The report argues that executive pay is rising because of a “keeping up with the Jones” fear that it is rising at other top companies, and boards do not want to be seen to be underpaying their CEOs. The Group calls for pay to be more closely linked to performance, in line with wider pay policies for employees, and allow for more discretion from the remuneration committee, rather than simply based on a mathematical calculation.
The Group that drew up the report was chaired by Nigel Wilson, CEO of insurer Legal & General, which has £715 billion of investors money invested. Other leading business figures in the group include Sainsbury’s chairman David Tyler and City veteran Edmund Turell, who is currently advising Boris Johnson on pensions.
Wilson says in the report, according to The Times: “The FTSE is trading at broadly the same levels as eighteen years ago and 10% below its peak.
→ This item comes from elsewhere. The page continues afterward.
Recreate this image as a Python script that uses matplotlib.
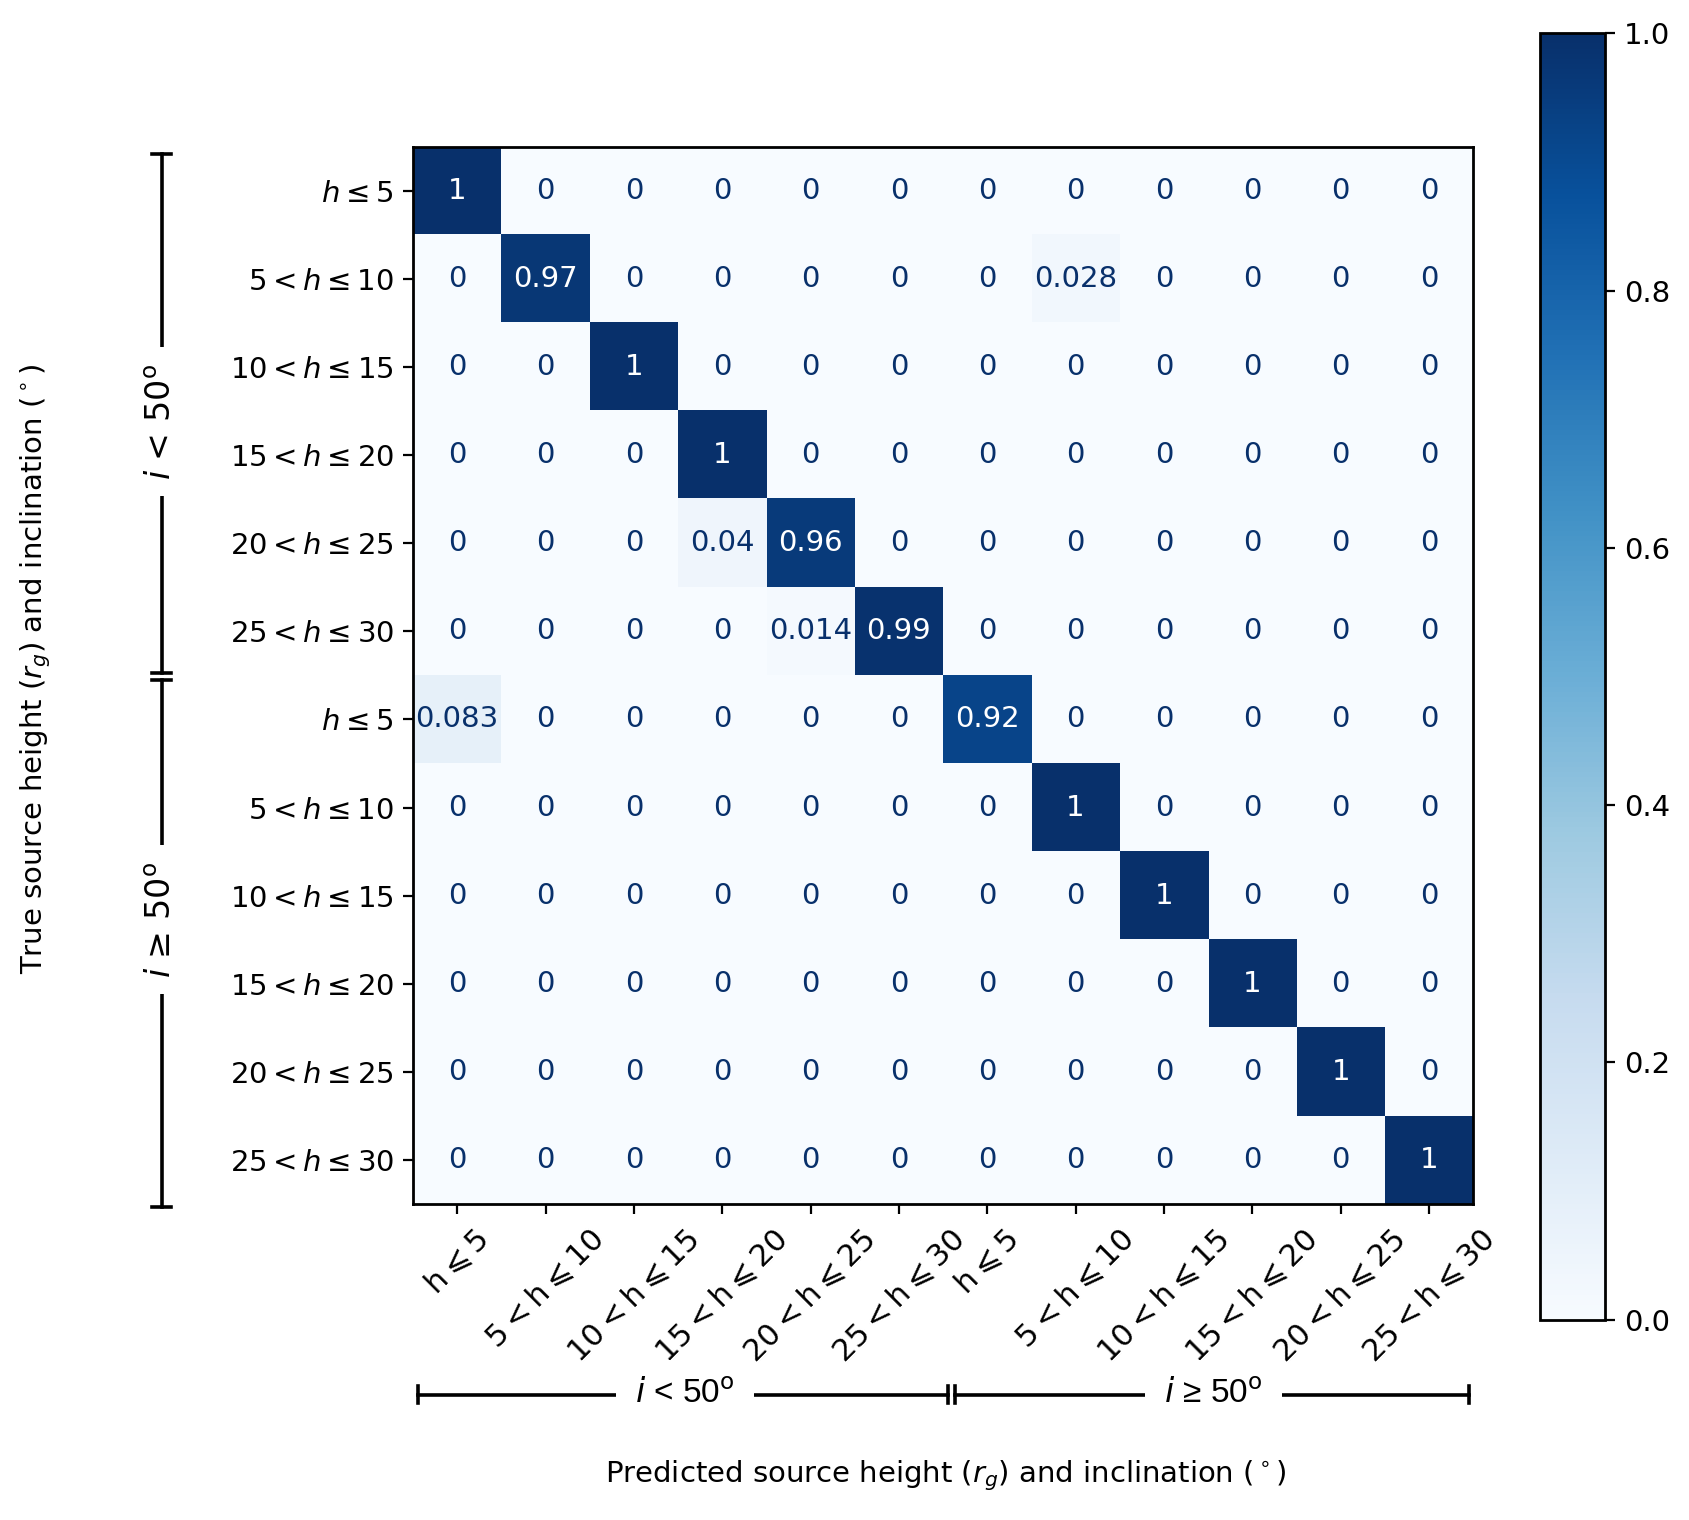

However, executive pay over the same period has more than trebled and there is an increasing disparity between average wages and executive wages.”
Unusually, the Institute of Directors, which represents hundreds of top executives and bosses in Britain, has backed the Executive Remuneration Working Group’s report. Simon Walker, director of the IoD, says the current system is “failing” and there needs to be intervention to restore trust in the City between executives and investors.
It is increasingly clear that there is a problem with executive pay at big listed companies. The introduction of binding votes on pay policy has not had the kind of immediate and positive impact regulators and government would have wanted. Whilst some improvements have been made, the rebellion over BP’s remuneration report last week has shown that there is still considerable shareholder unhappiness.
Today’s report is a timely and important intervention in the debate around how remuneration is designed. We are pleased that the report has called for pay-setting to recognise company performance, be clear and simple, and aligned with shareholders’ interests.
Importantly, the report also recommends that pay policies for senior executives are consistent with the approach for other employees. This is a worthy intervention that, if adopted by the market, could go a long with to restoring trust in our largest companies. The current approach to executive remuneration is failing.
Tom Gosling, head of pay, performance, and reward at auditor PwC says in a statement: “There’s still the formidable challenge of getting wide-spread acceptance for the proposals from investors and proxy voting agencies. If this can be done then we could see real benefits from these proposals. If not then they won’t amount to much.”